Defendant Lacresha Slappy (“Defendant”) previously pled guilty to armed bank robbery and aiding and abetting, and was sentenced to 107 months of imprisonment followed by five years of supervised release. She served her term of imprisonment and began serving her term of supervised release in 2014. In February 2015, her probation officer filed a Petition for Action on Supervised release, stating that Defendant had violated the terms of her supervised release by submitting urine screens that on two occasions tested positive for the use of cocaine. She was, however, otherwise in compliance with the terms of her release. In October 2015, her probation officer submitted an Amended Motion for Revocation alleging that she committed several violations, such as engaging in criminal conduct, failing to report for urine screens, using a controlled substance, leaving the district without permission, and absconding from supervision. The court held she committed only the third and fourth violations. The parties agreed the violations had a recommended sentence of seven to thirteen months imprisonment under the Sentencing Guidelines’ Chapter Seven policy statements, and that the statutory maximum sentence was thirty-six months of imprisonment.

Defendant explained her post-incarceration conduct and attempts at rehabilitation at the revocation hearing. She resided in a halfway house, worked at a fast food restaurant, participated in a Scared Straight program, and was interviewed by a local news station for a documentary on prostitution and female drug users, which helped her gain some perspective and desire to better her life. Furthermore, she explained she only left the city because she felt she was in danger, which her probation officer did not take seriously. The Government requested the court impose the statutory maximum sentence and emphasized Defendant’s criminal history and characteristics, focusing heavily on the underlying crime. Defendant’s counsel argued that she had already been punished for her role in the bank robbery and requested the court consider only the currently alleged violations, which were “nowhere near” any of the priors the Government described. Defendant requested the court consider her significant attempts to help society through her involvement in community programs in issuing her revocation sentence.

The district court sentenced Defendant to the statutory maximum of thirty-six months imprisonment without addressing any of the above arguments. The district court reiterated the violations and stated only that Defendant’s behavior evidenced her lack of respect for the court. Defendant timely appealed her revocation sentence.

The Fourth Circuit began its analysis by noting that Defendant presented detailed, nonfrivolous evidence of her positive employment history, her efforts at rehabilitation, and her voluntary community service, and that the district court did not even mention her arguments when it imposed the statutory maximum. The court found instructive in determining the reasonability of a revocation sentence the analysis in United States v. Carter, 564 F.3d 325, 328 (4th Cir. 2009) and Rita v. United States, 551 U.S. 338, 357 (2007). According to the court, these cases made clear that, when imposing an original sentence, the district court must address the types of arguments given by a defendant and it must explain why if it rejects the arguments.

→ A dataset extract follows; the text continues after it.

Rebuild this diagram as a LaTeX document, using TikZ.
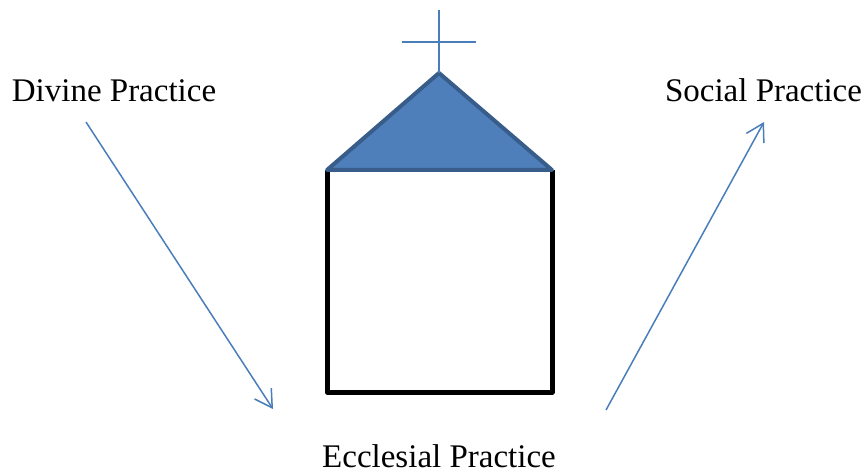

The court recognized it generally applies the same principles to original and revocation sentences. The Fourth Circuit therefore held that a district court, when imposing a revocation sentence, must address the parties’ nonfrivolous arguments in favor of a particular sentence, and if the court rejects those arguments, it must explain why in a detailed-enough manner that the court can meaningfully consider the procedural reasonableness of the revocation sentence imposed. The court explained that while a district court’s statement of reasons need not be very specific, where a court entirely fails to mention a party’s nonfrivolous arguments in favor of a particular sentence, or where the court fails to provide at least some reason why those arguments are unpersuasive, even the relaxed requirements for revocation sentences are not satisfied.

The court noted that the district court’s failure to address Defendant’s nonfrivolous arguments in favor of a within-range sentence was compounded by its failure to explain why it was necessary to impose the statutory maximum sentence. The district court at no point mentioned the policy statements’ advisory range of seven to thirteen months of imprisonment, nor did it explain why it was imposing the statutory maximum rather than some other sentence. The court explained it is not clear that the district court even considered the relevant advisory range because, prior to imposing the sentence, the district court’s only remark regarding a potential revocation sentence was to ask the Government, “You’re asking for 36 months?” Because the district court failed to address Defendant’s nonfrivolous arguments in favor of a within-range sentence or to explain why the statutory maximum sentence was necessary, the Fourth Circuit held that the revocation sentence was procedurally unreasonable.

Furthermore, the court stated that well-settled precedent clearly establishes that while the district court need not be as detailed in imposing a revocation sentence, it must still provide enough of an explanation to assure the Court of Appeals that it considered the parties’ arguments and had some basis for choosing the imposed sentence. Because the district court failed to mention Defendant’s arguments or provide any explanation as to why it was necessary to depart from the policy statements’ range to impose the maximum sentence, the Fourth Circuit held the revocation sentence was plainly unreasonable. The Fourth Circuit further held the district court’s procedural errors were not harmless because, had that court considered Defendant’s arguments in favor of a within-range sentence or contemplated imposing anything other than the statutory maximum sentence, the court might have imposed a lower revocation sentence.

Accordingly, the Fourth Circuit vacated Defendant’s revocation sentence and remanded to the district court for resentencing.